What is Whitespace Leadership?
Whitespace leadership is the ability to see and recover the invisible hours lost in waiting, queuing, or standing idle. It’s not about adding more resources; it’s about unlocking the productivity of the resources you already have. On a mega project, that’s a 15–20% capacity gain — the equivalent of thousands of hours recovered without hiring a single extra pair of hands.
The question is: who believes in it enough to lead it?
Who Should Believe in Whitespace?
Project Controls (PC): They measure performance. SPI, CPI, progress curves. Whitespace shows up in the gaps between what the schedule says should happen and what actually unfolds. Yet, PC often highlights the problem without the mandate to solve it.
Construction & Field Supervision: They live the problem. Crews waiting for tools, blocked access, space conflicts. They have the authority to act, but are often caught firefighting today’s crisis instead of designing systemic solutions.
Logistics & Shared Services: They manage the choke points: parking, cranes, laydown, gates, lunchrooms. If they believe in whitespace, they can unlock sitewide flow. If they don’t, everyone pays the price.
Who Actually Believes in Whitespace?
Progressive Owners: Forward-thinking clients are beginning to treat whitespace as a risk category equal to safety, quality, and cost. They know their investment bleeds every time a trade burns hours waiting in line.
Integrated EPCs & Contractors: Those who work across multiple projects are the quickest to see whitespace. Why? Because they see the same issues repeating: crews stuck between scaffolds, TWE bookings, and congested workfaces. Some are piloting shared services and digital resource management tools to track and recover hours. Innovators in Project Controls: A new wave of PC leaders are redefining “variance analysis” to include whitespace. They understand that reporting lag, access delays, and progress confirmation latency are just as dangerous as poor estimating. Skeptics?
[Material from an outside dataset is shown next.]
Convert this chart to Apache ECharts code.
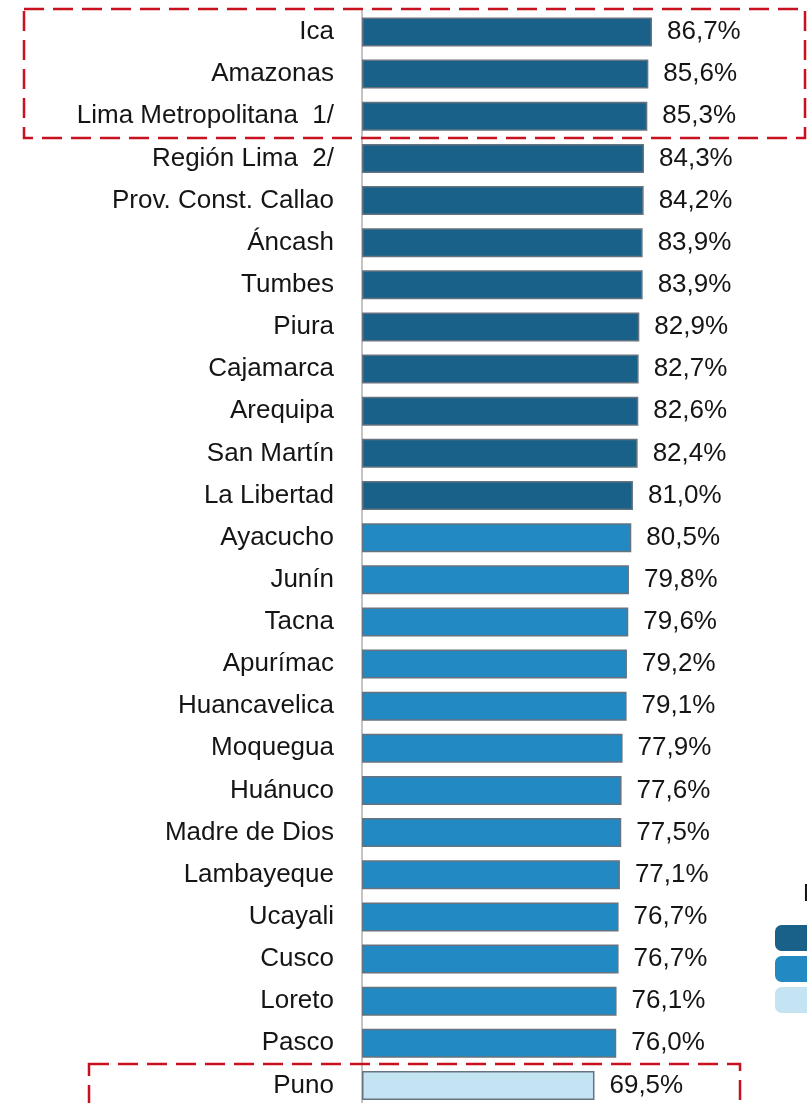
<!DOCTYPE html>
<html><head><meta charset="utf-8">
<script src="https://cdn.jsdelivr.net/npm/echarts@6/dist/echarts.min.js"></script>
<style>html,body{margin:0;padding:0;background:#fff;overflow:hidden}#c{width:807px;height:1112px}</style>
</head><body><div id="c"></div>
<script>
const categories = ["Ica","Amazonas","Lima Metropolitana  1/","Región Lima  2/","Prov. Const. Callao","Áncash","Tumbes","Piura","Cajamarca","Arequipa","San Martín","La Libertad","Ayacucho","Junín","Tacna","Apurímac","Huancavelica","Moquegua","Huánuco","Madre de Dios","Lambayeque","Ucayali","Cusco","Loreto","Pasco","Puno"];
const values = [86.7,85.6,85.3,84.3,84.2,83.9,83.9,82.9,82.7,82.6,82.4,81.0,80.5,79.8,79.6,79.2,79.1,77.9,77.6,77.5,77.1,76.7,76.7,76.1,76.0,69.5];
const groups = ["Alto","Medio","Bajo"];
const groupOf = ["Alto","Alto","Alto","Alto","Alto","Alto","Alto","Alto","Alto","Alto","Alto","Alto","Medio","Medio","Medio","Medio","Medio","Medio","Medio","Medio","Medio","Medio","Medio","Medio","Medio","Bajo"];
const colors = {"Alto":"#1a6189","Medio":"#2389c2","Bajo":"#c4e4f4"};

const chart = echarts.init(document.getElementById('c'), null, {renderer:'canvas'});
const font = '"Liberation Sans", Arial, sans-serif';
const series = groups.map(g => ({
  name: g, type: 'bar', stack: 'a', barWidth: 29,
  itemStyle: {color: colors[g], borderColor: '#66737e', borderWidth: 1.5},
  label: {show: true, position: 'right', distance: 15, color: '#151515', fontFamily: font, fontSize: 26,
    formatter: p => p.value.toFixed(1).replace('.', ',') + '%'},
  data: values.map((v,i) => groupOf[i] === g ? v : '-')
}));
chart.setOption({
  animation: false,
  grid: {left: 362, right: 110.5, top: 10.9, height: 1095.6},
  legend: {orient: 'vertical', left: 770, top: 920, itemWidth: 44, itemHeight: 26, itemGap: 5,
    icon: 'roundRect', data: groups, itemStyle: {borderWidth: 0},
    textStyle: {fontFamily: font, fontSize: 12, color: '#111'}},
  xAxis: {type: 'value', min: 0, max: 100, show: false},
  yAxis: {type: 'category', inverse: true, data: categories,
    axisLine: {lineStyle: {color: '#c4c4c4', width: 2}},
    axisTick: {length: 9, lineStyle: {color: '#bdbdbd', width: 2}},
    axisLabel: {margin: 28, color: '#151515', fontFamily: font, fontSize: 26}},
  series: series,
  graphic: [
    {type: 'rect', z: 10, shape: {x: 24, y: 9, width: 781, height: 129},
      style: {fill: null, stroke: '#c8101e', lineWidth: 2.5, lineDash: [20, 9]}},
    {type: 'rect', z: 10, shape: {x: 89, y: 1064, width: 651, height: 80},
      style: {fill: null, stroke: '#c8101e', lineWidth: 2.5, lineDash: [20, 9]}},
    {type: 'text', left: 803, top: 882, style: {text: 'Nivel', fontFamily: font, fontSize: 24, fill: '#111'}}
  ]
});
</script></body></html>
Traditionalists still believe productivity is only about adding people or pushing harder. For them, whitespace feels “too soft” to measure. These are the same leaders who’ll defend outdated models while their projects leak millions in hidden costs.
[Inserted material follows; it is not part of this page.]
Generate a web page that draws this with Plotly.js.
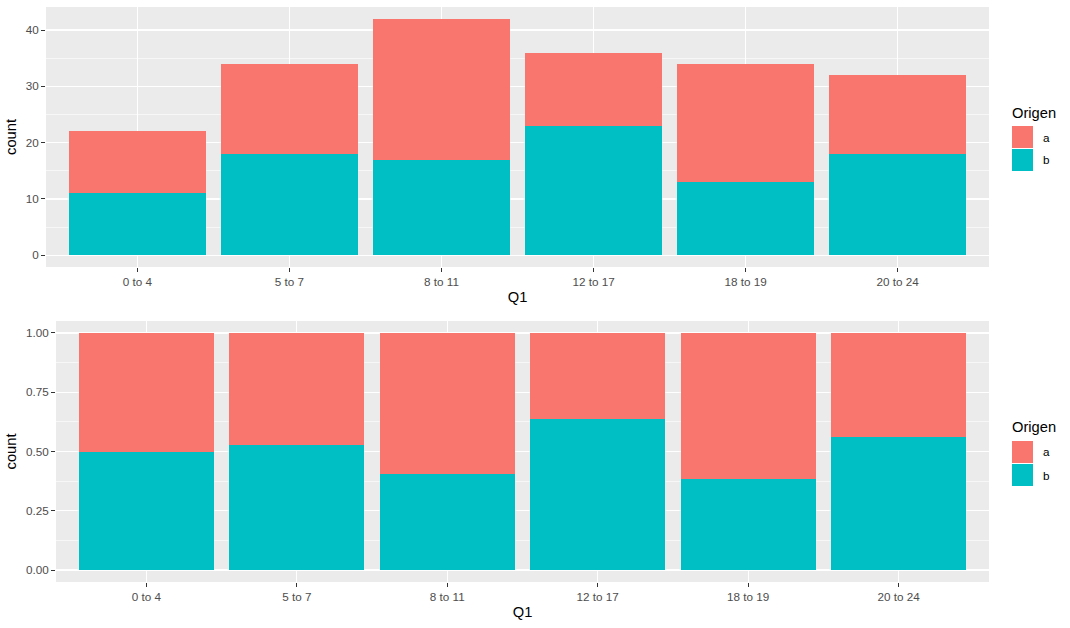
<!DOCTYPE html>
<html>
<head>
<meta charset="utf-8">
<script src="https://cdn.plot.ly/plotly-3.0.1.min.js"></script>
<style>html,body{margin:0;padding:0;background:#fff;}#chart{width:1070px;height:628px;}</style>
</head>
<body>
<div id="chart"></div>
<script>
const categories = ["0 to 4", "5 to 7", "8 to 11", "12 to 17", "18 to 19", "20 to 24"];
const countA = [11, 16, 25, 13, 21, 14];
const countB = [11, 18, 17, 23, 13, 18];
const groups = ["a", "b"];
const groupColors = {a: "#F8766D", b: "#00BFC4"};
const legendTitle = "Origen";
const xTitle = "Q1";
const yTitle = "count";

const totals = countA.map((v, i) => v + countB[i]);
const propA = countA.map((v, i) => v / totals[i]);
const propB = countB.map((v, i) => v / totals[i]);

const traces = [
  {type: "bar", x: categories, y: countB, name: "b", marker: {color: groupColors.b, line: {width: 0}}, width: 0.9, xaxis: "x", yaxis: "y", showlegend: false, hoverinfo: "x+y+name"},
  {type: "bar", x: categories, y: countA, name: "a", marker: {color: groupColors.a, line: {width: 0}}, width: 0.9, xaxis: "x", yaxis: "y", showlegend: false, hoverinfo: "x+y+name"},
  {type: "bar", x: categories, y: propB, name: "b", marker: {color: groupColors.b, line: {width: 0}}, width: 0.9, xaxis: "x2", yaxis: "y2", showlegend: false, hoverinfo: "x+y+name"},
  {type: "bar", x: categories, y: propA, name: "a", marker: {color: groupColors.a, line: {width: 0}}, width: 0.9, xaxis: "x2", yaxis: "y2", showlegend: false, hoverinfo: "x+y+name"}
];

const tickFont = {family: "Liberation Sans, Arial, sans-serif", size: 11.7, color: "#4D4D4D"};
const titleFont = {family: "Liberation Sans, Arial, sans-serif", size: 14.7, color: "#000000"};

function xAxis(domain, anchor) {
  return {
    domain: domain, anchor: anchor, type: "category", range: [-0.6, 5.6],
    showgrid: true, gridcolor: "#FFFFFF", gridwidth: 1.3,
    ticks: "outside", ticklen: 4, tickcolor: "#333333", tickwidth: 1,
    tickfont: tickFont, showline: false, zeroline: false, fixedrange: true,
    title: {text: xTitle, font: titleFont, standoff: 4}, automargin: false
  };
}
function yAxis(domain, anchor, range, dtick, minorDtick, fmt) {
  return {
    domain: domain, anchor: anchor, range: range, dtick: dtick, tick0: 0,
    tickformat: fmt,
    showgrid: true, gridcolor: "#FFFFFF", gridwidth: 1.3,
    minor: {dtick: minorDtick, tick0: 0, showgrid: true, gridcolor: "#FFFFFF", gridwidth: 0.6, ticks: ""},
    ticks: "outside", ticklen: 4, tickcolor: "#333333", tickwidth: 1,
    tickfont: tickFont, showline: false, zeroline: false, fixedrange: true,
    title: {text: yTitle, font: titleFont, standoff: 5}, automargin: false
  };
}

const topY = [1 - 267/628, 1 - 7/628];
const botY = [1 - 582/628, 1 - 321/628];

// legend keys (paper coords, pixel-based)
function px(x) { return x / 1070; }
function py(y) { return 1 - y / 628; }
const shapes = [];
const annotations = [];
function addLegend(titleY, keyTop) {
  annotations.push({xref: "paper", yref: "paper", x: px(1010), y: py(titleY), xanchor: "left", yanchor: "middle",
    text: legendTitle, showarrow: false, font: titleFont});
  groups.forEach((g, i) => {
    const t = keyTop + i * 23;
    shapes.push({type: "rect", xref: "paper", yref: "paper", x0: px(1012), x1: px(1033), y0: py(t), y1: py(t + 22),
      fillcolor: groupColors[g], line: {width: 0}, layer: "above"});
    annotations.push({xref: "paper", yref: "paper", x: px(1041), y: py(t + 11), xanchor: "left", yanchor: "middle",
      text: g, showarrow: false, font: {family: "Liberation Sans, Arial, sans-serif", size: 11.7, color: "#000000"}});
  });
}
addLegend(113, 126);
addLegend(427, 441);

const layout = {
  width: 1070, height: 628,
  margin: {l: 0, r: 0, t: 0, b: 0},
  paper_bgcolor: "#FFFFFF", plot_bgcolor: "#EBEBEB",
  barmode: "stack", bargap: 0.1,
  showlegend: false,
  xaxis: xAxis([46/1070, 989/1070], "y"),
  yaxis: yAxis(topY, "x", [-2.1, 44.1], 10, 5, "d"),
  xaxis2: xAxis([56/1070, 989/1070], "y2"),
  yaxis2: yAxis(botY, "x2", [-0.05, 1.05], 0.25, 0.125, ".2f"),
  shapes: shapes,
  annotations: annotations,
  font: {family: "Liberation Sans, Arial, sans-serif"}
};

Plotly.newPlot("chart", traces, layout, {staticPlot: true, displayModeBar: false});
</script>
</body>
</html>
Whitespace Leadership in Practice
Whitespace leadership requires a new role: the Whitespace Manager.
This is the “air traffic controller” for trades, space, and shared services. Their mandate:
Spot emerging clashes. Re-sequence access. Recover idle hours before they spiral into systemic delays.
On a $10B+ mega project, whitespace leadership can be the difference between staying on track and slipping years behind.
Why It Matters Now
As projects get denser, security tighter, and resources scarcer, whitespace is no longer a nuisance — it’s the defining factor of productivity. In industries like nuclear, oil & gas, and urban infrastructure, the leaders who embrace whitespace will outpace those who don’t.
The industry is waking up. The only question is: who has the courage to lead it?
👉 Call to Action:
Whitespace leadership isn’t optional anymore. If you’re an owner, demand it. If you’re a contractor, build it. If you’re in project controls, measure it. And if you’re in construction management, act on it.
Because in the end, whitespace doesn’t manage itself.